▶ **Exercise objective**: Set down, exactly as written, the lines from the top of the data to the line that holds "const timeTicks = [0, 5, 10, 15, 20, 25, 30, 35];", and omit the pictures.

▶ **Collected data**:

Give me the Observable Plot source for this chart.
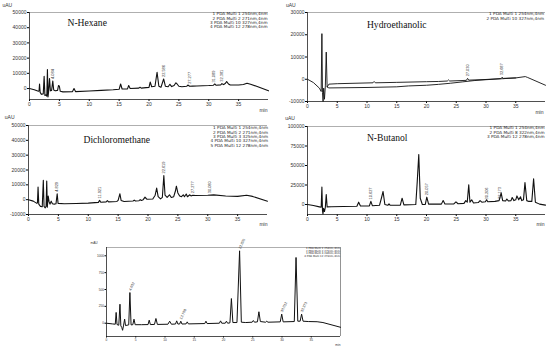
<!DOCTYPE html>
<html><head><meta charset="utf-8">
<script src="https://cdn.jsdelivr.net/npm/d3@7"></script>
<script src="https://cdn.jsdelivr.net/npm/@observablehq/plot@0.6"></script>
<style>
body{margin:0;background:#fff;}
#root{position:relative;width:550px;height:346px;overflow:hidden;background:#fff;}
.panel{position:absolute;}
.panel svg{display:block;overflow:visible;}
</style></head><body><div id="root"></div>
<script>
// ---------- data ----------
const timeTicks = [0, 5, 10, 15, 20, 25, 30, 35];

const hexaneTitle = "N-Hexane";
const hexaneTicks = [0, 10000, 20000, 30000, 40000, 50000];
const hexaneLegend = ["1 PDA Multi 1 254nm,4nm", "2 PDA Multi 2 271nm,4nm", "3 PDA Multi 10 327nm,4nm", "4 PDA Multi 12 278nm,4nm"];
const hexaneTrace = [[0,0],[0.8,-800],[1.5,-1800],[1.6,-1500],[1.68,3000],[1.78,-2500],[2.0,-3800],[2.3,-3500],[2.45,8000],[2.58,-4500],[2.75,-4200],[2.9,-5000],[3.0,12500],[3.1,-5500],[3.2,-2000],[3.35,6500],[3.5,-1500],[3.7,-1200],[3.9,5000],[4.05,-1000],[4.3,-1500],[4.7,-1200],[4.85,2000],[5.0,1500],[5.15,-1800],[5.6,-2200],[7.2,-2000],[7.45,0],[7.7,-2000],[10,-1600],[12,-1200],[14,-800],[15.0,-500],[15.25,3000],[15.5,-300],[16.4,-200],[16.6,2000],[16.85,0],[18.3,300],[18.5,800],[18.7,300],[19.5,600],[20.0,800],[20.2,4300],[20.45,1200],[21.0,1500],[21.35,10700],[21.65,1500],[22.0,800],[22.45,6300],[22.75,1500],[23.2,1200],[23.5,2800],[23.8,1300],[24.2,2000],[24.5,3800],[24.7,3000],[25.0,1500],[25.5,1200],[26.3,1500],[26.5,2300],[26.8,1500],[27.3,1600],[28,1700],[30,2000],[30.8,2200],[31.0,3000],[31.2,2200],[32.0,2400],[32.2,3200],[32.5,2600],[32.8,3500],[33.0,4600],[33.3,3000],[33.6,2300],[35,2300],[35.8,2700],[36.4,3500],[37.0,2800],[38,1500],[40,-1500]];
const hexanePeaks = [[3.9,5000,"4.084"],[22.45,6300,"22.586"],[26.9,1800,"27.277"],[30.9,2600,"31.089"],[32.2,3200,"32.381"]];

const hydroTitle = "Hydroethanolic";
const hydroTicks = [-10000, 0, 10000, 20000, 30000];
const hydroLegend = ["1 PDA Multi 1 254nm,4nm", "2 PDA Multi 10 327nm,4nm"];
const hydroTraceA = [[0,0],[1,-1500],[2.0,-4000],[2.3,-5500],[2.42,20500],[2.52,-6000],[2.62,-10000],[2.72,-4000],[2.85,-9000],[3.0,-3000],[3.15,12200],[3.3,-3500],[3.6,-2200],[5,-2000],[11,-1600],[11.2,-1000],[11.4,-1600],[15,-1400],[20,-1100],[22,-1000],[23.5,-800],[23.7,-300],[23.9,-800],[26.7,-500],[26.9,400],[27.1,-400],[30,-100],[32.5,300],[32.7,900],[32.9,400],[35,600],[36.6,1200],[37,800],[40,-2700]];
const hydroTraceB = [[3.3,-3500],[3.6,-3900],[10,-3700],[15,-3400],[17,-3000],[20,-2700],[22,-2300],[24,-1800],[26,-1200],[28,-600],[30,-200],[32.5,200],[35,600]];
const hydroPeaks = [[26.9,400,"27.030"],[32.7,900,"32.687"]];

const dcmTitle = "Dichloromethane";
const dcmTicks = [-10000, 0, 10000, 20000, 30000, 40000, 50000];
const dcmLegend = ["1 PDA Multi 1 254nm,4nm", "2 PDA Multi 2 271nm,4nm", "3 PDA Multi 3 325nm,4nm", "4 PDA Multi 10 327nm,4nm", "5 PDA Multi 12 278nm,4nm"];
const dcmTrace = [[0,0],[0.8,-1000],[1.4,-2500],[1.5,-2000],[1.6,8500],[1.72,-3000],[2.0,-4500],[2.3,-4800],[2.48,13000],[2.6,-4500],[2.8,-5500],[2.95,-4500],[3.05,12500],[3.15,-5000],[3.3,2500],[3.45,-1500],[3.6,-3000],[3.8,-1000],[4.0,-2800],[4.3,-3000],[4.6,-2800],[4.8,4000],[4.95,-2500],[6,-2800],[8,-2600],[10,-2300],[11.7,-1800],[11.9,-500],[12.1,-1700],[13.0,-1500],[13.2,-700],[13.4,-1500],[14.8,-1200],[15.0,-500],[15.3,4000],[15.5,-500],[16,-1200],[17.5,-900],[17.7,-300],[17.9,-900],[18.5,-700],[18.7,0],[18.9,-500],[19.2,0],[19.5,1700],[19.8,300],[20.8,500],[21.2,3000],[21.45,7800],[21.7,2000],[22.1,500],[22.4,1500],[22.65,16300],[22.85,3000],[23.2,1500],[23.6,3300],[23.9,1500],[24.3,2000],[24.6,6000],[24.75,9100],[25.0,4500],[25.3,2500],[25.6,2000],[25.9,3300],[26.1,2000],[26.4,3800],[26.6,2000],[27.0,3300],[27.2,2500],[27.5,3000],[28,2800],[30,3000],[31,3200],[33,2500],[35,2200],[36.5,3000],[37.5,2200],[40,-1000]];
const dcmPeaks = [[4.8,4000,"4.829"],[11.9,-500,"11.921"],[22.65,16300,"22.619"],[27.5,3000,"27.277"],[30.3,3000,"30.080"]];

const butTitle = "N-Butanol";
const butTicks = [0, 25000, 50000, 75000, 100000];
const butLegend = ["1 PDA Multi 1 254nm,4nm", "2 PDA Multi 8 322nm,4nm", "3 PDA Multi 12 278nm,4nm"];
const butTrace = [[0,0],[1,-1200],[2.0,-3000],[2.3,-3500],[2.42,22300],[2.52,-8000],[2.6,-12000],[2.7,-5000],[2.85,-9000],[3.0,-3500],[3.15,12900],[3.3,-3000],[4,-2800],[6,-2500],[8.3,-2200],[8.6,3000],[8.9,-2000],[10.4,-1800],[10.65,4000],[10.9,-1500],[12.1,-1000],[12.45,9000],[12.7,16700],[13.0,0],[13.5,-1000],[13.7,800],[13.9,-1000],[15.6,-800],[15.9,8100],[16.2,-500],[18.2,0],[18.45,30000],[18.7,64000],[18.95,8000],[19.3,0],[19.8,200],[20.05,9400],[20.35,500],[22.5,500],[22.8,5200],[23.1,700],[24.6,800],[24.95,3500],[25.3,1000],[26.3,1500],[26.6,5000],[26.85,3000],[27.1,25400],[27.3,3000],[27.6,6000],[27.9,2000],[28.7,2500],[29.0,5000],[29.3,3000],[29.9,3500],[30.1,6000],[30.3,3500],[31.5,4000],[32.2,5000],[32.55,15000],[32.8,5000],[33.3,4500],[33.5,7000],[33.8,4500],[34.2,5000],[34.4,9000],[34.7,5000],[35.0,6000],[35.2,11000],[35.5,6000],[35.8,10000],[36.0,5000],[36.3,6000],[36.55,28000],[36.85,5000],[37.2,4000],[37.7,4000],[38.0,33000],[38.3,3000],[39,500],[40,-800]];
const butPeaks = [[10.65,4000,"10.627"],[20.05,9400,"20.057"],[30.1,4000,"30.206"],[32.25,4500,"32.173"]];

const mixTicks = [0, 250, 500, 750, 1000];
const mixLegend = ["1 PDA Multi 1 254nm,4nm", "2 PDA Multi 2 271nm,4nm", "3 PDA Multi 4 280nm,4nm", "4 PDA Multi 12 278nm,4nm"];
const mixTrace = [[0,0],[1.0,-10],[1.5,-15],[1.65,160],[1.8,-20],[2.1,-30],[2.3,282],[2.45,-40],[2.6,-60],[2.75,-105],[2.9,-40],[3.1,60],[3.25,-35],[3.5,-30],[3.8,-25],[4.0,455],[4.2,-25],[4.5,-22],[4.7,60],[4.9,-22],[6,-22],[7.1,-20],[7.3,45],[7.5,-20],[8.2,-18],[8.45,70],[8.7,-18],[10.5,-15],[10.8,30],[11.1,-15],[11.8,-12],[12.0,35],[12.2,-12],[12.5,-12],[12.7,30],[12.9,-12],[13.6,-10],[13.8,20],[14.0,-10],[16.8,-5],[17.0,30],[17.2,-5],[19.3,0],[19.5,35],[19.7,0],[20.3,0],[20.5,30],[20.7,0],[21.1,5],[21.35,366],[21.6,10],[22.3,10],[22.75,1074],[23.05,15],[23.8,10],[24.9,15],[25.1,40],[25.3,15],[25.8,20],[26.05,170],[26.3,25],[27.2,15],[27.4,30],[27.6,15],[29.7,20],[29.95,135],[30.2,20],[32.1,25],[32.4,975],[32.7,30],[33.1,30],[33.35,135],[33.6,30],[34.5,25],[36,22],[37,10],[40,-60]];
const mixPeaks = [[4.0,455,"4.032"],[12.7,30,"12.708"],[22.75,1074,"22.826"],[29.95,135,"30.012"],[33.35,135,"33.373"]];

// ---------- drawing ----------
const FONT = "'Liberation Sans', Arial, sans-serif";
const WIDE = "'DejaVu Sans', Verdana, sans-serif";
const SERIF = "'Liberation Serif', 'Times New Roman', serif";

function panel(o) {
  const marks = [
    Plot.ruleY([o.yDomain[1]], {stroke: "#9a9a9a", strokeWidth: 0.8}),
    ...(o.rightEdge ? [Plot.ruleX([40], {stroke: "#666", strokeWidth: 0.7})] : []),
    Plot.axisX({ticks: timeTicks, tickFormat: d => String(d), tickSize: o.tick, tickPadding: 1, fontSize: o.fs, label: null, fill: "#333"}),
    Plot.axisY({ticks: o.yTicks, tickFormat: d => String(d), tickSize: o.tick, tickPadding: 1, fontSize: o.fs, label: null, fill: "#333"}),
    Plot.ruleX([0], {stroke: "#222", strokeWidth: 0.8}),
    Plot.ruleY([o.yDomain[0]], {stroke: "#222", strokeWidth: 0.8}),
    ...o.traces.map(tr => Plot.line(tr, {x: d => d[0], y: d => d[1], stroke: "#111", strokeWidth: o.sw})),
    Plot.text(o.peaks, {x: d => d[0], y: d => d[1], text: d => d[2], rotate: o.rot, textAnchor: "start", lineAnchor: "middle", dy: -2, fontSize: o.pfs, fill: "#333"}),
    ...o.legend.map((s, i) => Plot.text([s], {text: d => d, frameAnchor: "top-right", textAnchor: "end", lineAnchor: "middle", fontFamily: WIDE, fontSize: o.legFs, dx: o.legDx, dy: o.legDy + i * o.lsp, fill: "#222"})),
    Plot.text([o.unit], {text: d => d, frameAnchor: "top-left", textAnchor: "start", lineAnchor: "bottom", fontSize: o.fs, dx: o.unitPos[0], dy: o.unitPos[1], fill: "#333"}),
    Plot.text(["min"], {text: d => d, frameAnchor: "bottom-right", textAnchor: "end", lineAnchor: "bottom", fontSize: o.fs, dx: o.minPos[0], dy: o.minPos[1], fill: "#333"})
  ];
  if (o.title) marks.push(Plot.text([o.title], {text: d => d, frameAnchor: "top-left", textAnchor: "start", lineAnchor: "bottom", fontFamily: SERIF, fontSize: 9.6, fill: "#111", dx: o.titlePos[0], dy: o.titlePos[1]}));
  const svg = Plot.plot({
    width: o.width, height: o.height,
    marginLeft: o.margin[0], marginTop: o.margin[1], marginRight: o.margin[2], marginBottom: o.margin[3],
    x: {domain: [0, 40]},
    y: {domain: o.yDomain},
    style: {fontFamily: FONT, background: "transparent", overflow: "visible"},
    marks
  });
  const div = document.createElement("div");
  div.className = "panel";
  div.style.left = o.left + "px";
  div.style.top = o.top + "px";
  div.appendChild(svg);
  document.getElementById("root").appendChild(div);
}

const big = {width: 275, height: 114, tick: 2, fs: 5, pfs: 3.9, legFs: 4.2, lsp: 4.35, rot: -90, sw: 1.1};

panel({...big, left: 0, top: 0, margin: [29, 12, 7, 15], yDomain: [-7200, 50000], yTicks: hexaneTicks,
  traces: [hexaneTrace], peaks: hexanePeaks, legend: hexaneLegend, legDx: -1, legDy: 1.3,
  unit: "uAU", unitPos: [-27, -5.5], minPos: [-1, 12], title: hexaneTitle, titlePos: [38, 13.7]});

panel({...big, left: 275, top: 0, margin: [32, 12, 5, 13], yDomain: [-10000, 30000], yTicks: hydroTicks,
  traces: [hydroTraceA, hydroTraceB], sw: 0.9, peaks: hydroPeaks, legend: hydroLegend, legDx: -1.5, legDy: 1.6,
  unit: "uAU", unitPos: [-21.6, -5.2], minPos: [-2, 12.3], title: hydroTitle, titlePos: [59.4, 15]});

panel({...big, left: 0, top: 115, margin: [28, 10, 8, 15], yDomain: [-10000, 50000], yTicks: dcmTicks,
  traces: [dcmTrace], peaks: dcmPeaks, legend: dcmLegend, legDx: 0.5, legDy: 2.3,
  unit: "uAU", unitPos: [-23.7, -6.2], minPos: [0, 11.7], title: dcmTitle, titlePos: [55, 17.7]});

panel({...big, left: 275, top: 115, margin: [32, 11, 5, 15], yDomain: [-12800, 100000], yTicks: butTicks,
  traces: [butTrace], peaks: butPeaks, legend: butLegend, legDx: -1, legDy: 1.6,
  unit: "uAU", unitPos: [-22.3, -6.2], minPos: [-1, 11.5], title: butTitle, titlePos: [59.4, 14.3]});

panel({width: 260, height: 114, tick: 1.5, fs: 3.2, pfs: 3.6, legFs: 2.6, lsp: 2.65, rot: -65, sw: 1,
  left: 90, top: 232, margin: [16, 15, 10, 10], yDomain: [-197, 1123], yTicks: mixTicks, rightEdge: true,
  traces: [mixTrace], peaks: mixPeaks, legend: mixLegend, legDx: -0.5, legDy: 0.6,
  unit: "mAU", unitPos: [-16, -4], minPos: [0, 9], title: null});
</script>
</body></html>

▶ **Exercise solution**:
Give me the Observable Plot source for this chart.
<!DOCTYPE html>
<html><head><meta charset="utf-8">
<script src="https://cdn.jsdelivr.net/npm/d3@7"></script>
<script src="https://cdn.jsdelivr.net/npm/@observablehq/plot@0.6"></script>
<style>
body{margin:0;background:#fff;}
#root{position:relative;width:550px;height:346px;overflow:hidden;background:#fff;}
.panel{position:absolute;}
.panel svg{display:block;overflow:visible;}
</style></head><body><div id="root"></div>
<script>
// ---------- data ----------
const timeTicks = [0, 5, 10, 15, 20, 25, 30, 35];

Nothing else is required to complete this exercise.